Fui a la autoridad de extranjería, donde hace semanas hice mi solicitud para un permiso de trabajo. Tras muchas semanas de visitarlos y oírles sus respuestas llenas de pendantería, finalmente me dicen que no recibieron mi solicitud. Tras ocho semanas, de hacer filas de madrugada y enviarles mensajes que respondían de manera genérica.
Estos días tengo ganas de llorar, como lo he hecho hace muchos años. Quiero llorar, como un guijarro cuando se rompe. Sin etiqueta, trágicamente. Quiero descansar de la estabilidad humana y decir con tranqulidad: Estoy cansado.
Mañana se vence la posibilidad de tener este empleo y no he recibido más ofertas. Frente a la ventanilla, me enfadé. No suelo hacerlo. Estoy agotado ¿no puede salir algo con facilidad y bien? ¿Todo tiene que ser tan enredado y complicado, tan lleno de conflictos?
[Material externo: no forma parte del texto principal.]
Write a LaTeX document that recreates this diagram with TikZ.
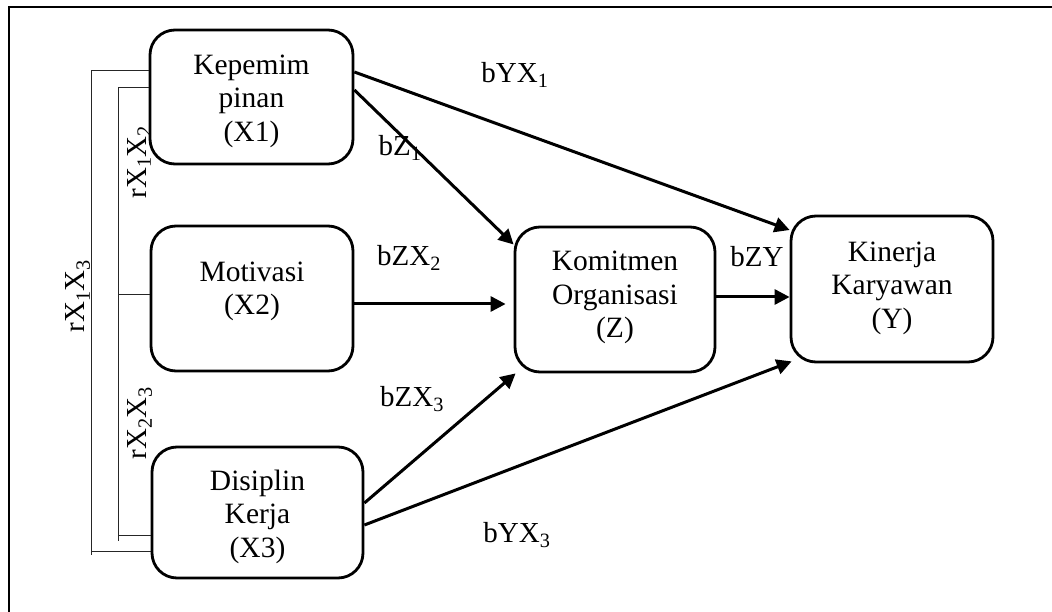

Quiero descansar. Quiero entregar mi tesis y pensar que el futuro es un prado verde y amplio, lleno de montañas, de nieve, «de venados y de estrellas transparentes». Quiero graduarme y creer que una nacionalidad, un color de piel, un color de ojos, una inclinación sexual no limitan a nadie. Quiero trabajar en algo que me haga libre y con algo de suerte, que me haga feliz. Quiero viajar por el mundo, conocer las antípodas y escuchar a ancianos centenarios contándome el paso de Alejandro Magno por reinos que han sido devorados por las geografías de la modernidad. Quiero hacer ciencia, descubrir el nombre del reflejo de una estrella sobre lagos azules y glaciares. Quiero caminar tranquilo, atravesar fronteras sin las púas, ni los ejércitos apuntándome. Quiero besar la piel, acariciar el pasto y mover mi cuerpo, sin vergüenzas, ni prisas. Quiero oír las caravanas de comerciantes, contando historias sobre buques sumergidos, dromedarios del Sahara y ciudades amuralladas. Quiero decirle al mundo que estoy vivo y que no le tengo miedo. Quiero decirle al mundo, que lo quiero conocer.